= SET TASK =
Output, please, exactly those lines of the listing that come before the line with "const qclPower = [2230];", along with that line itself.

= DATA SEGMENT =
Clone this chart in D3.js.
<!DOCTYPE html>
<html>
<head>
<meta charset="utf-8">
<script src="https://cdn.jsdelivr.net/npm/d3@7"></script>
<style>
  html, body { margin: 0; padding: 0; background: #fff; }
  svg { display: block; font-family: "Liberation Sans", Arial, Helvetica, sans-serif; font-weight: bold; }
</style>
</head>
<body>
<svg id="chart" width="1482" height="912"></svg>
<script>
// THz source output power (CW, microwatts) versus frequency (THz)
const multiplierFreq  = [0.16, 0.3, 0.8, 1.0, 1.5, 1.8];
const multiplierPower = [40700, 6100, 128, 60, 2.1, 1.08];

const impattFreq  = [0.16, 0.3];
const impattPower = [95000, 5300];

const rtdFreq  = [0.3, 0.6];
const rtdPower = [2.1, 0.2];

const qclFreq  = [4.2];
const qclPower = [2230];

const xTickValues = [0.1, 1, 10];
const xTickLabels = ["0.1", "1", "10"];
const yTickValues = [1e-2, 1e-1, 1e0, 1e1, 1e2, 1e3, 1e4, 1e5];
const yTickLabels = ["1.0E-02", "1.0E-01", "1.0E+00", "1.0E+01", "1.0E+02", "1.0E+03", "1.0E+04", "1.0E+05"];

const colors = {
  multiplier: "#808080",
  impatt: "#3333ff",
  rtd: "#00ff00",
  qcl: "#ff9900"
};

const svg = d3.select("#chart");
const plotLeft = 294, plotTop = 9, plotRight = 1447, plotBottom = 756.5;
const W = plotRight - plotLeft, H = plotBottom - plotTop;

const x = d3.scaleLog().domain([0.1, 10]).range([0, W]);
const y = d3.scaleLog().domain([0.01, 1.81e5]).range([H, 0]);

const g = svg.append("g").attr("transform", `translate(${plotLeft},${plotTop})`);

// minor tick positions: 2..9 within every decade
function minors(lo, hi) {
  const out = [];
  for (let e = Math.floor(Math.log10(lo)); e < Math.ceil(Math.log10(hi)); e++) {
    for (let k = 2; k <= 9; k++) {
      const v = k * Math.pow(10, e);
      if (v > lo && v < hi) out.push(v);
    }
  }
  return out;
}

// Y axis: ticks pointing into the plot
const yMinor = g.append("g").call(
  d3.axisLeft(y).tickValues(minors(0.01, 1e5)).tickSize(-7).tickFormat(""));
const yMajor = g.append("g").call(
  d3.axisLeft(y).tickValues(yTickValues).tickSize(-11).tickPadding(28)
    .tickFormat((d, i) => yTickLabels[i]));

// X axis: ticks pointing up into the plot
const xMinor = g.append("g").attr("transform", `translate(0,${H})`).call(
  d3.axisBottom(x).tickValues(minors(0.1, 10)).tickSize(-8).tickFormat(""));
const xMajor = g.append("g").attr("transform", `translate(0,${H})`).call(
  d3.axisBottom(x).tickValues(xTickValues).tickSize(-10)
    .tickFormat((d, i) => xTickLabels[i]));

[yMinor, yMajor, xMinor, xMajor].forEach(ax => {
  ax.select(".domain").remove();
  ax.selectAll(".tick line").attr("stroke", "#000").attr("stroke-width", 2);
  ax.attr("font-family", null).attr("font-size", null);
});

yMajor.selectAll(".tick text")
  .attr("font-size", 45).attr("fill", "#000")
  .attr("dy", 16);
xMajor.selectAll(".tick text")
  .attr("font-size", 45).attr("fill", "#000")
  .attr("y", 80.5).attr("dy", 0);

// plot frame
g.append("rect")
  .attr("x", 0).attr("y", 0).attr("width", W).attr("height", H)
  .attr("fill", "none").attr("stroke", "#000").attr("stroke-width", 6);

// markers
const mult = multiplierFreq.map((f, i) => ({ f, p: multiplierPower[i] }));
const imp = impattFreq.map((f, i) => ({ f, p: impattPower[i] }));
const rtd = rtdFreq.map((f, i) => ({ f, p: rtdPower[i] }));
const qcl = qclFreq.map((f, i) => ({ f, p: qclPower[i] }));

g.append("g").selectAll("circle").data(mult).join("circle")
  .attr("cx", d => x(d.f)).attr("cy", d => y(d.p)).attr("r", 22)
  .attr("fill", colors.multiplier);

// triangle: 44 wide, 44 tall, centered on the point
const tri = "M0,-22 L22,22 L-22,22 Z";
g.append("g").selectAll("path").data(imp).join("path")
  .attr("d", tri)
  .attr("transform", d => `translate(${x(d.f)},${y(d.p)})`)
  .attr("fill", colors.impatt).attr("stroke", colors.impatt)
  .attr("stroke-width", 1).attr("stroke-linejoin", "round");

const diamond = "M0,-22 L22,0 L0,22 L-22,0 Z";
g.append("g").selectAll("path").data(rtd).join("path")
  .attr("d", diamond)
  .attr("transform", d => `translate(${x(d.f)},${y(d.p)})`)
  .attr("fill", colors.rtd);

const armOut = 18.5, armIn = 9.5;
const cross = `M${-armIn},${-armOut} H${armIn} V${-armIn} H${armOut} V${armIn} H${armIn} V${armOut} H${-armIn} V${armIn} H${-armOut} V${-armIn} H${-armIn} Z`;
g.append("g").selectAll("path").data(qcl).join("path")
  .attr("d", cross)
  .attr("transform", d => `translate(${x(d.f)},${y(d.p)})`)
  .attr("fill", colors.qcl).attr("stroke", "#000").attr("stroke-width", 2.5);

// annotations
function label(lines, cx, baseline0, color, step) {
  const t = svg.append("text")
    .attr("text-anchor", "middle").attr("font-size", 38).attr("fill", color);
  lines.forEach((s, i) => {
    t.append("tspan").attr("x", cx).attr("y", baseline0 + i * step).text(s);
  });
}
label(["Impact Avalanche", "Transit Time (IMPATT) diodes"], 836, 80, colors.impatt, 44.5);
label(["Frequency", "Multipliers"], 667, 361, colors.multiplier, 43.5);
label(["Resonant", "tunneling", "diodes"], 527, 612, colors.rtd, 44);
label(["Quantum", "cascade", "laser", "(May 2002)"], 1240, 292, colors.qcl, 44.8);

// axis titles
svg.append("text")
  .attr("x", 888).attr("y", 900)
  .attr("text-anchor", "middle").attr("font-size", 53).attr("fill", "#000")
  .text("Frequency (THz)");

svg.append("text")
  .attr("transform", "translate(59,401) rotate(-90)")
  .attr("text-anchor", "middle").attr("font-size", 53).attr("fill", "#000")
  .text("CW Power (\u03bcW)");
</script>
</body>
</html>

= ANSWER TO THIS PROBLEM =
Clone this chart in D3.js.
<!DOCTYPE html>
<html>
<head>
<meta charset="utf-8">
<script src="https://cdn.jsdelivr.net/npm/d3@7"></script>
<style>
  html, body { margin: 0; padding: 0; background: #fff; }
  svg { display: block; font-family: "Liberation Sans", Arial, Helvetica, sans-serif; font-weight: bold; }
</style>
</head>
<body>
<svg id="chart" width="1482" height="912"></svg>
<script>
// THz source output power (CW, microwatts) versus frequency (THz)
const multiplierFreq  = [0.16, 0.3, 0.8, 1.0, 1.5, 1.8];
const multiplierPower = [40700, 6100, 128, 60, 2.1, 1.08];

const impattFreq  = [0.16, 0.3];
const impattPower = [95000, 5300];

const rtdFreq  = [0.3, 0.6];
const rtdPower = [2.1, 0.2];

const qclFreq  = [4.2];
const qclPower = [2230];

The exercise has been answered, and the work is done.